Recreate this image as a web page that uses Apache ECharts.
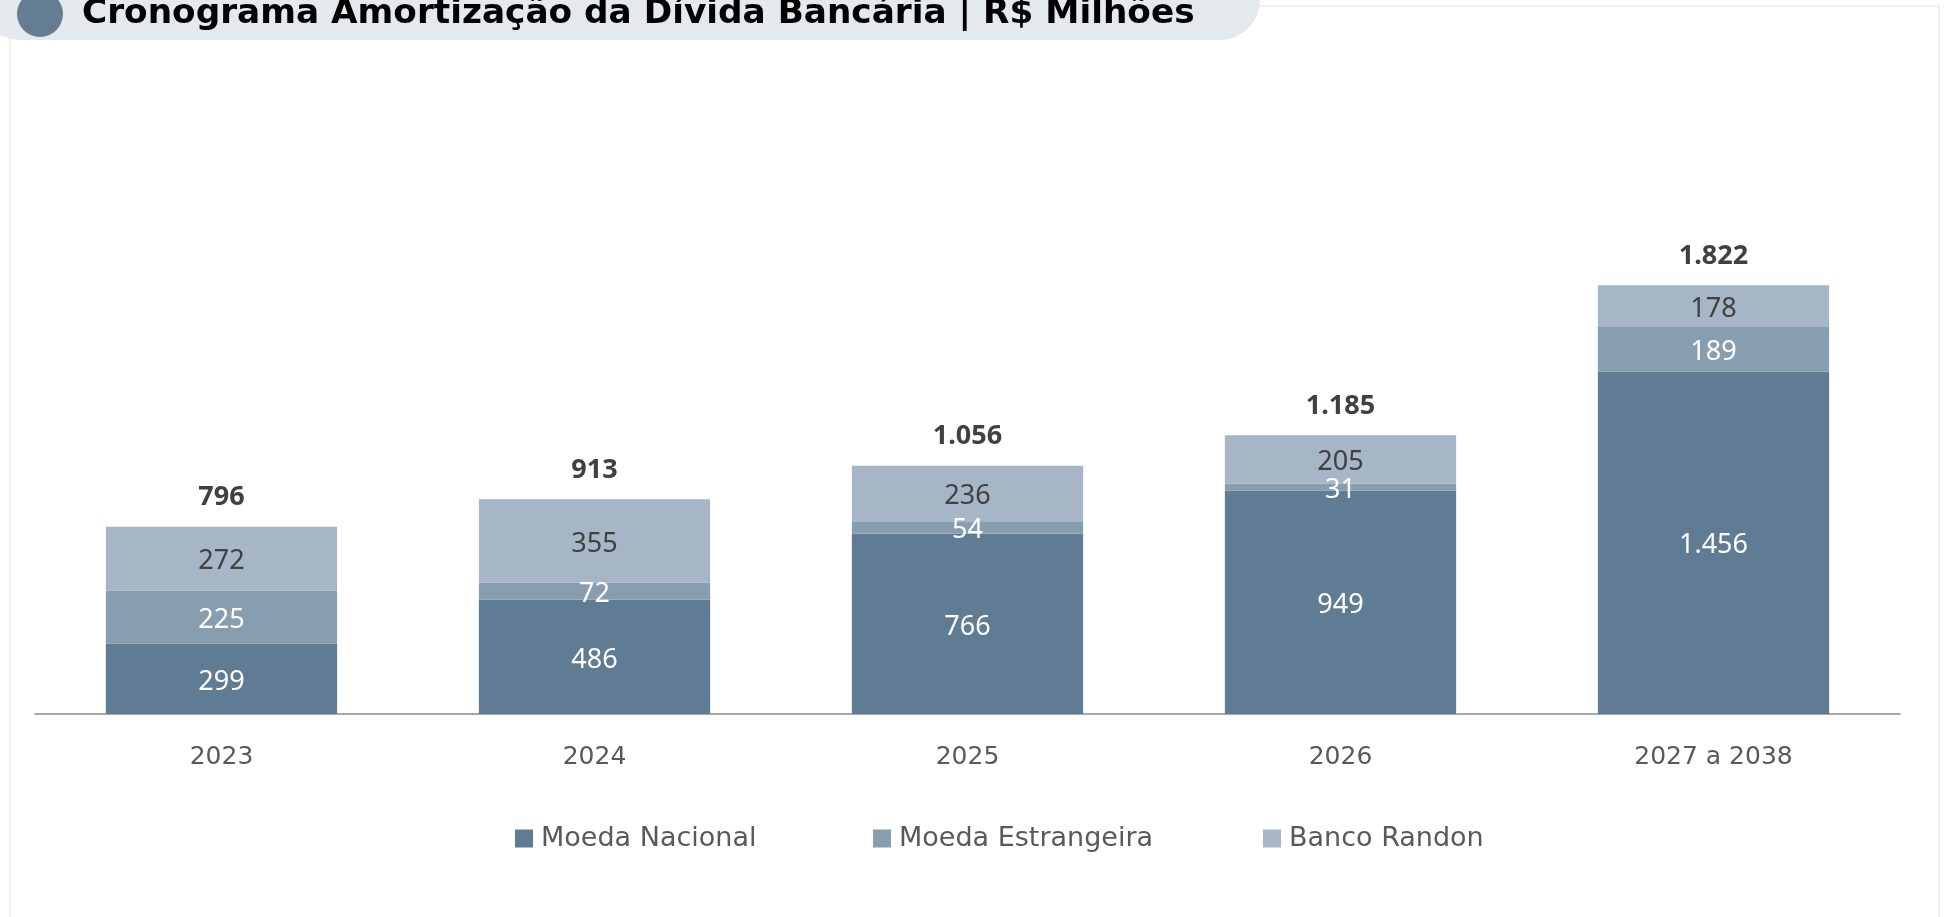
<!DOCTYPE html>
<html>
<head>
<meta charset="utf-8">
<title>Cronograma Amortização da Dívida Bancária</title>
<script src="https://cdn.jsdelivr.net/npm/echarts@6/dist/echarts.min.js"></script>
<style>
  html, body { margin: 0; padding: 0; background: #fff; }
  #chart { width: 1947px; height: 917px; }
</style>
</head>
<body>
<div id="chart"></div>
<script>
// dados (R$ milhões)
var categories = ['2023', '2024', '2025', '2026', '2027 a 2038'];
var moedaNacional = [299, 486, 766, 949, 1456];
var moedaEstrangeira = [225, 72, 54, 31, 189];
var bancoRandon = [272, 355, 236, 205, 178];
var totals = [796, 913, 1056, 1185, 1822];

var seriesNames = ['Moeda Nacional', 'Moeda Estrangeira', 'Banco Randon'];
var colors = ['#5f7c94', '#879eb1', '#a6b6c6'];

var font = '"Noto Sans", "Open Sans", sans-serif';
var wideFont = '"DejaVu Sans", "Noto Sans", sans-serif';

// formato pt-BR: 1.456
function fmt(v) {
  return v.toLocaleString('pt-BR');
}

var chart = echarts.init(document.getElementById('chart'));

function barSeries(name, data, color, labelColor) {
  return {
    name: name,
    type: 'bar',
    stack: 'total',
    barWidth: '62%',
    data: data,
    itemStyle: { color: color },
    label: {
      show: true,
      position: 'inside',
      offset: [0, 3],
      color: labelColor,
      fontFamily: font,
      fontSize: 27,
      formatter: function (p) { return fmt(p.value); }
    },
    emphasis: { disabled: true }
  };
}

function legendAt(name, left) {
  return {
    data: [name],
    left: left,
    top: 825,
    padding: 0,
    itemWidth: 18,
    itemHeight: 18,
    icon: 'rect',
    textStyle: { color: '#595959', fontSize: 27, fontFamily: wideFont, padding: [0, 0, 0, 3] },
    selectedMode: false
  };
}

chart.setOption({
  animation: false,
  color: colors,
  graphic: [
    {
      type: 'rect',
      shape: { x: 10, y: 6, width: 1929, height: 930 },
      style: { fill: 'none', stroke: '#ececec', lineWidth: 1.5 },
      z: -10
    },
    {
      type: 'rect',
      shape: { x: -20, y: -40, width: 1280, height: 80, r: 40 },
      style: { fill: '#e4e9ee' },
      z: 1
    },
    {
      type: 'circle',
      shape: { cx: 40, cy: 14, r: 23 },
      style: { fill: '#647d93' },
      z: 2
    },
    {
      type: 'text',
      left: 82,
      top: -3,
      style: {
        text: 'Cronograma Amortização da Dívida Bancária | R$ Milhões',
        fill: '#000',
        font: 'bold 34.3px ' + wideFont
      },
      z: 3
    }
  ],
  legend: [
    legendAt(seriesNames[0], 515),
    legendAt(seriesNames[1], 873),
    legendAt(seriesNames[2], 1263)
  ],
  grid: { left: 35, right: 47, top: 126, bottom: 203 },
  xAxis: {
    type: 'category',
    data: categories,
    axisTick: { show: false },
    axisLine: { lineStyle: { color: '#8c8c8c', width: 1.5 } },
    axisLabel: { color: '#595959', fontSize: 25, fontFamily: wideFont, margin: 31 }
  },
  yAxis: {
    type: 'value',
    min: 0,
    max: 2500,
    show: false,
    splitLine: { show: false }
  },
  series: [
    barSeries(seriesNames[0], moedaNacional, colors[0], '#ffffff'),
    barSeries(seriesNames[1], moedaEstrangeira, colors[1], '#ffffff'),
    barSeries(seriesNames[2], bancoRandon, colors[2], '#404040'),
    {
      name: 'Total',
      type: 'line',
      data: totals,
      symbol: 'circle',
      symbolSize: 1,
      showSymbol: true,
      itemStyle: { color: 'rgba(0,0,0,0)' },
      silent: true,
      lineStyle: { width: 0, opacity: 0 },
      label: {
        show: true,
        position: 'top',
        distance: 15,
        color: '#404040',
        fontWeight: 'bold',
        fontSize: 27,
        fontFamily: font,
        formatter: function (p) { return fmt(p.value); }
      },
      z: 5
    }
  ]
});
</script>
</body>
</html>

──────

> **Task description**
Copy the whole listing above word for word but do not carry over the pictures.

> **Written solution**
Recreate this image as a web page that uses Apache ECharts.
<!DOCTYPE html>
<html>
<head>
<meta charset="utf-8">
<title>Cronograma Amortização da Dívida Bancária</title>
<script src="https://cdn.jsdelivr.net/npm/echarts@6/dist/echarts.min.js"></script>
<style>
  html, body { margin: 0; padding: 0; background: #fff; }
  #chart { width: 1947px; height: 917px; }
</style>
</head>
<body>
<div id="chart"></div>
<script>
// dados (R$ milhões)
var categories = ['2023', '2024', '2025', '2026', '2027 a 2038'];
var moedaNacional = [299, 486, 766, 949, 1456];
var moedaEstrangeira = [225, 72, 54, 31, 189];
var bancoRandon = [272, 355, 236, 205, 178];
var totals = [796, 913, 1056, 1185, 1822];

var seriesNames = ['Moeda Nacional', 'Moeda Estrangeira', 'Banco Randon'];
var colors = ['#5f7c94', '#879eb1', '#a6b6c6'];

var font = '"Noto Sans", "Open Sans", sans-serif';
var wideFont = '"DejaVu Sans", "Noto Sans", sans-serif';

// formato pt-BR: 1.456
function fmt(v) {
  return v.toLocaleString('pt-BR');
}

var chart = echarts.init(document.getElementById('chart'));

function barSeries(name, data, color, labelColor) {
  return {
    name: name,
    type: 'bar',
    stack: 'total',
    barWidth: '62%',
    data: data,
    itemStyle: { color: color },
    label: {
      show: true,
      position: 'inside',
      offset: [0, 3],
      color: labelColor,
      fontFamily: font,
      fontSize: 27,
      formatter: function (p) { return fmt(p.value); }
    },
    emphasis: { disabled: true }
  };
}

function legendAt(name, left) {
  return {
    data: [name],
    left: left,
    top: 825,
    padding: 0,
    itemWidth: 18,
    itemHeight: 18,
    icon: 'rect',
    textStyle: { color: '#595959', fontSize: 27, fontFamily: wideFont, padding: [0, 0, 0, 3] },
    selectedMode: false
  };
}

chart.setOption({
  animation: false,
  color: colors,
  graphic: [
    {
      type: 'rect',
      shape: { x: 10, y: 6, width: 1929, height: 930 },
      style: { fill: 'none', stroke: '#ececec', lineWidth: 1.5 },
      z: -10
    },
    {
      type: 'rect',
      shape: { x: -20, y: -40, width: 1280, height: 80, r: 40 },
      style: { fill: '#e4e9ee' },
      z: 1
    },
    {
      type: 'circle',
      shape: { cx: 40, cy: 14, r: 23 },
      style: { fill: '#647d93' },
      z: 2
    },
    {
      type: 'text',
      left: 82,
      top: -3,
      style: {
        text: 'Cronograma Amortização da Dívida Bancária | R$ Milhões',
        fill: '#000',
        font: 'bold 34.3px ' + wideFont
      },
      z: 3
    }
  ],
  legend: [
    legendAt(seriesNames[0], 515),
    legendAt(seriesNames[1], 873),
    legendAt(seriesNames[2], 1263)
  ],
  grid: { left: 35, right: 47, top: 126, bottom: 203 },
  xAxis: {
    type: 'category',
    data: categories,
    axisTick: { show: false },
    axisLine: { lineStyle: { color: '#8c8c8c', width: 1.5 } },
    axisLabel: { color: '#595959', fontSize: 25, fontFamily: wideFont, margin: 31 }
  },
  yAxis: {
    type: 'value',
    min: 0,
    max: 2500,
    show: false,
    splitLine: { show: false }
  },
  series: [
    barSeries(seriesNames[0], moedaNacional, colors[0], '#ffffff'),
    barSeries(seriesNames[1], moedaEstrangeira, colors[1], '#ffffff'),
    barSeries(seriesNames[2], bancoRandon, colors[2], '#404040'),
    {
      name: 'Total',
      type: 'line',
      data: totals,
      symbol: 'circle',
      symbolSize: 1,
      showSymbol: true,
      itemStyle: { color: 'rgba(0,0,0,0)' },
      silent: true,
      lineStyle: { width: 0, opacity: 0 },
      label: {
        show: true,
        position: 'top',
        distance: 15,
        color: '#404040',
        fontWeight: 'bold',
        fontSize: 27,
        fontFamily: font,
        formatter: function (p) { return fmt(p.value); }
      },
      z: 5
    }
  ]
});
</script>
</body>
</html>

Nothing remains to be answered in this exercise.